Given request: Would you transcribe the listing that follows, character for character, and omit its images?

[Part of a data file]
########################################

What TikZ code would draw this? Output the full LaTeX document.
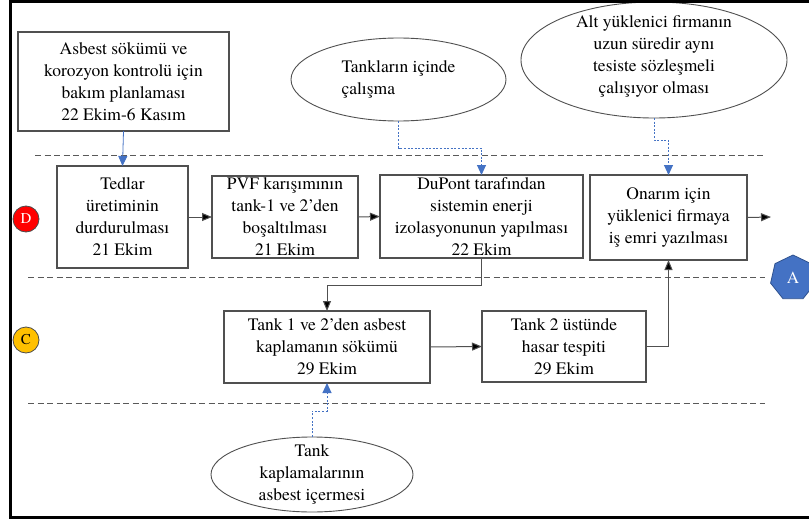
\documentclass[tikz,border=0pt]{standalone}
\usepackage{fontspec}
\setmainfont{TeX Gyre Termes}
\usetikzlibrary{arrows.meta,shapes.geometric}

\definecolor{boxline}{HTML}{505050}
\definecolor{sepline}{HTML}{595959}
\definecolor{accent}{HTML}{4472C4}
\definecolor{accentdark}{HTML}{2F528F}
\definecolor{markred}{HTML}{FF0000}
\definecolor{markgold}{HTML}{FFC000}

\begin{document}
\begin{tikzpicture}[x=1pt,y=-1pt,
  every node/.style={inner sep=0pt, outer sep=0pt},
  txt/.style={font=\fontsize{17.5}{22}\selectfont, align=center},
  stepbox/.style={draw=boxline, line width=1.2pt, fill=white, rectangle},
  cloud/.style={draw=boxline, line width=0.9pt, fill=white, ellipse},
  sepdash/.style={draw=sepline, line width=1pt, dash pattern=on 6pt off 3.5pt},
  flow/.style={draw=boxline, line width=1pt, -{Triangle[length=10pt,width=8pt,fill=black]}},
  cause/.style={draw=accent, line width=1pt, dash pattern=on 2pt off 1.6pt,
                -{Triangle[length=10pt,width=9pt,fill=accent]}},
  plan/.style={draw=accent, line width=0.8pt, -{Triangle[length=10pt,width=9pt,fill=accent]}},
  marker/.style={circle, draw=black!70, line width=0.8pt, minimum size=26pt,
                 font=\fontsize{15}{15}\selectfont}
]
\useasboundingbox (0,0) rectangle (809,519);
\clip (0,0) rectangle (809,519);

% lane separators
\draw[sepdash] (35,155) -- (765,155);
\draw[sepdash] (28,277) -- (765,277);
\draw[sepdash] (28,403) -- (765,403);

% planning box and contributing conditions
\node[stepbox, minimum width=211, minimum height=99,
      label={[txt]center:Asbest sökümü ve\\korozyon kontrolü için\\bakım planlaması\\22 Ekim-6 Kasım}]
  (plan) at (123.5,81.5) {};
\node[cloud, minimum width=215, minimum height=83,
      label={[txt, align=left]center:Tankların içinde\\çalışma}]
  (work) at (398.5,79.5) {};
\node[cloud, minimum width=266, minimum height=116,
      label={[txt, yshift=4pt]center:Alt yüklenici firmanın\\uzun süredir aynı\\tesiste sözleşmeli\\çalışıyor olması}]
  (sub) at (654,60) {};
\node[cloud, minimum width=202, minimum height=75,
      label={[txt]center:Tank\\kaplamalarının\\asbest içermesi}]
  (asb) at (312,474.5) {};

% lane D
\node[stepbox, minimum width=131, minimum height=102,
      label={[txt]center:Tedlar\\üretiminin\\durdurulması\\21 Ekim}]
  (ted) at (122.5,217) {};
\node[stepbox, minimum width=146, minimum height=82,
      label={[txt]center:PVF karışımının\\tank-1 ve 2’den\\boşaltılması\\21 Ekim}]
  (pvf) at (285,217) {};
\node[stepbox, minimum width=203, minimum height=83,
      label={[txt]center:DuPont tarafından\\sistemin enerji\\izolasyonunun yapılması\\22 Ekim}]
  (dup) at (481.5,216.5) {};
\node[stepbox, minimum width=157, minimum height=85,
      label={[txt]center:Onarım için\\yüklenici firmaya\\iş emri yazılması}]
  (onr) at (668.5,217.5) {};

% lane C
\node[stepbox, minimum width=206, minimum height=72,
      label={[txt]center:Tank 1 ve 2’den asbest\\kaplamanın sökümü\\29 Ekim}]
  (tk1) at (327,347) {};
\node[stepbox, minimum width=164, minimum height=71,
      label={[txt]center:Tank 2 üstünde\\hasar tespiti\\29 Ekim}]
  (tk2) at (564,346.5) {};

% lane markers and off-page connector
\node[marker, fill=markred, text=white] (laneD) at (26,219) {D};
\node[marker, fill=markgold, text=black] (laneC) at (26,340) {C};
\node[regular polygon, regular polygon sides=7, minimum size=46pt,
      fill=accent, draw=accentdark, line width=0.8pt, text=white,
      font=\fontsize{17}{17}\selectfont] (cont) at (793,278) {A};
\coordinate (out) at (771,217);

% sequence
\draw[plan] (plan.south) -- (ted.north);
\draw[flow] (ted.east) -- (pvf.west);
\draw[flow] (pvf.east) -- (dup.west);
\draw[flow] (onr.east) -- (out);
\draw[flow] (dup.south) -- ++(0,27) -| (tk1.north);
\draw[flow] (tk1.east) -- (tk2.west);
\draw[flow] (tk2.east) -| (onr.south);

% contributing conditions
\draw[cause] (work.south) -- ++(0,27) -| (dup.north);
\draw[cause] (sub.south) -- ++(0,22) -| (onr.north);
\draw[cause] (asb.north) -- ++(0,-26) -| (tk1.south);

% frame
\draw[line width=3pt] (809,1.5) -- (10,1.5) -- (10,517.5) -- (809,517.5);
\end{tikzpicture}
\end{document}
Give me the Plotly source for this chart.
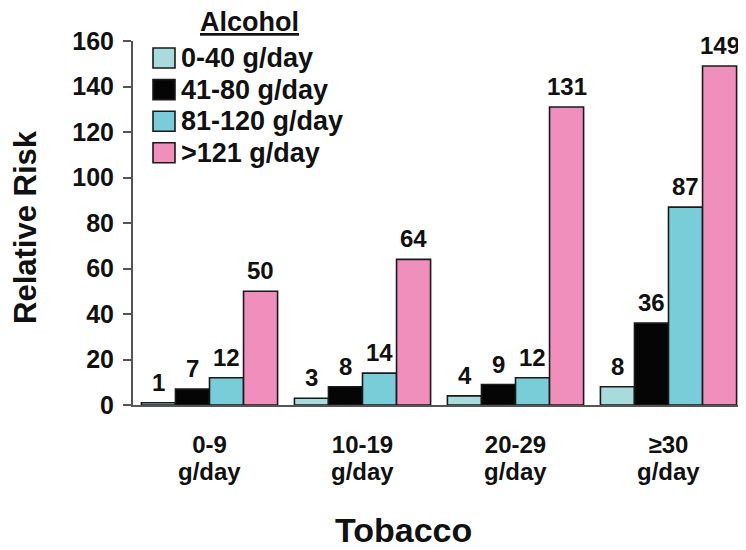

########################################

The response:
What TikZ code would draw this? Output the full LaTeX document.
\documentclass[tikz,border=0pt]{standalone}
\usepackage{fontspec}
\setmainfont{TeX Gyre Termes}
\usetikzlibrary{arrows.meta,shapes.geometric}

\definecolor{boxline}{HTML}{505050}
\definecolor{sepline}{HTML}{595959}
\definecolor{accent}{HTML}{4472C4}
\definecolor{accentdark}{HTML}{2F528F}
\definecolor{markred}{HTML}{FF0000}
\definecolor{markgold}{HTML}{FFC000}

\begin{document}
\begin{tikzpicture}[x=1pt,y=-1pt,
  every node/.style={inner sep=0pt, outer sep=0pt},
  txt/.style={font=\fontsize{17.5}{22}\selectfont, align=center},
  stepbox/.style={draw=boxline, line width=1.2pt, fill=white, rectangle},
  cloud/.style={draw=boxline, line width=0.9pt, fill=white, ellipse},
  sepdash/.style={draw=sepline, line width=1pt, dash pattern=on 6pt off 3.5pt},
  flow/.style={draw=boxline, line width=1pt, -{Triangle[length=10pt,width=8pt,fill=black]}},
  cause/.style={draw=accent, line width=1pt, dash pattern=on 2pt off 1.6pt,
                -{Triangle[length=10pt,width=9pt,fill=accent]}},
  plan/.style={draw=accent, line width=0.8pt, -{Triangle[length=10pt,width=9pt,fill=accent]}},
  marker/.style={circle, draw=black!70, line width=0.8pt, minimum size=26pt,
                 font=\fontsize{15}{15}\selectfont}
]
\useasboundingbox (0,0) rectangle (809,519);
\clip (0,0) rectangle (809,519);

% lane separators
\draw[sepdash] (35,155) -- (765,155);
\draw[sepdash] (28,277) -- (765,277);
\draw[sepdash] (28,403) -- (765,403);

% planning box and contributing conditions
\node[stepbox, minimum width=211, minimum height=99,
      label={[txt]center:Asbest sökümü ve\\korozyon kontrolü için\\bakım planlaması\\22 Ekim-6 Kasım}]
  (plan) at (123.5,81.5) {};
\node[cloud, minimum width=215, minimum height=83,
      label={[txt, align=left]center:Tankların içinde\\çalışma}]
  (work) at (398.5,79.5) {};
\node[cloud, minimum width=266, minimum height=116,
      label={[txt, yshift=4pt]center:Alt yüklenici firmanın\\uzun süredir aynı\\tesiste sözleşmeli\\çalışıyor olması}]
  (sub) at (654,60) {};
\node[cloud, minimum width=202, minimum height=75,
      label={[txt]center:Tank\\kaplamalarının\\asbest içermesi}]
  (asb) at (312,474.5) {};

% lane D
\node[stepbox, minimum width=131, minimum height=102,
      label={[txt]center:Tedlar\\üretiminin\\durdurulması\\21 Ekim}]
  (ted) at (122.5,217) {};
\node[stepbox, minimum width=146, minimum height=82,
      label={[txt]center:PVF karışımının\\tank-1 ve 2’den\\boşaltılması\\21 Ekim}]
  (pvf) at (285,217) {};
\node[stepbox, minimum width=203, minimum height=83,
      label={[txt]center:DuPont tarafından\\sistemin enerji\\izolasyonunun yapılması\\22 Ekim}]
  (dup) at (481.5,216.5) {};
\node[stepbox, minimum width=157, minimum height=85,
      label={[txt]center:Onarım için\\yüklenici firmaya\\iş emri yazılması}]
  (onr) at (668.5,217.5) {};

% lane C
\node[stepbox, minimum width=206, minimum height=72,
      label={[txt]center:Tank 1 ve 2’den asbest\\kaplamanın sökümü\\29 Ekim}]
  (tk1) at (327,347) {};
\node[stepbox, minimum width=164, minimum height=71,
      label={[txt]center:Tank 2 üstünde\\hasar tespiti\\29 Ekim}]
  (tk2) at (564,346.5) {};

% lane markers and off-page connector
\node[marker, fill=markred, text=white] (laneD) at (26,219) {D};
\node[marker, fill=markgold, text=black] (laneC) at (26,340) {C};
\node[regular polygon, regular polygon sides=7, minimum size=46pt,
      fill=accent, draw=accentdark, line width=0.8pt, text=white,
      font=\fontsize{17}{17}\selectfont] (cont) at (793,278) {A};
\coordinate (out) at (771,217);

% sequence
\draw[plan] (plan.south) -- (ted.north);
\draw[flow] (ted.east) -- (pvf.west);
\draw[flow] (pvf.east) -- (dup.west);
\draw[flow] (onr.east) -- (out);
\draw[flow] (dup.south) -- ++(0,27) -| (tk1.north);
\draw[flow] (tk1.east) -- (tk2.west);
\draw[flow] (tk2.east) -| (onr.south);

% contributing conditions
\draw[cause] (work.south) -- ++(0,27) -| (dup.north);
\draw[cause] (sub.south) -- ++(0,22) -| (onr.north);
\draw[cause] (asb.north) -- ++(0,-26) -| (tk1.south);

% frame
\draw[line width=3pt] (809,1.5) -- (10,1.5) -- (10,517.5) -- (809,517.5);
\end{tikzpicture}
\end{document}
Give me the Plotly source for this chart.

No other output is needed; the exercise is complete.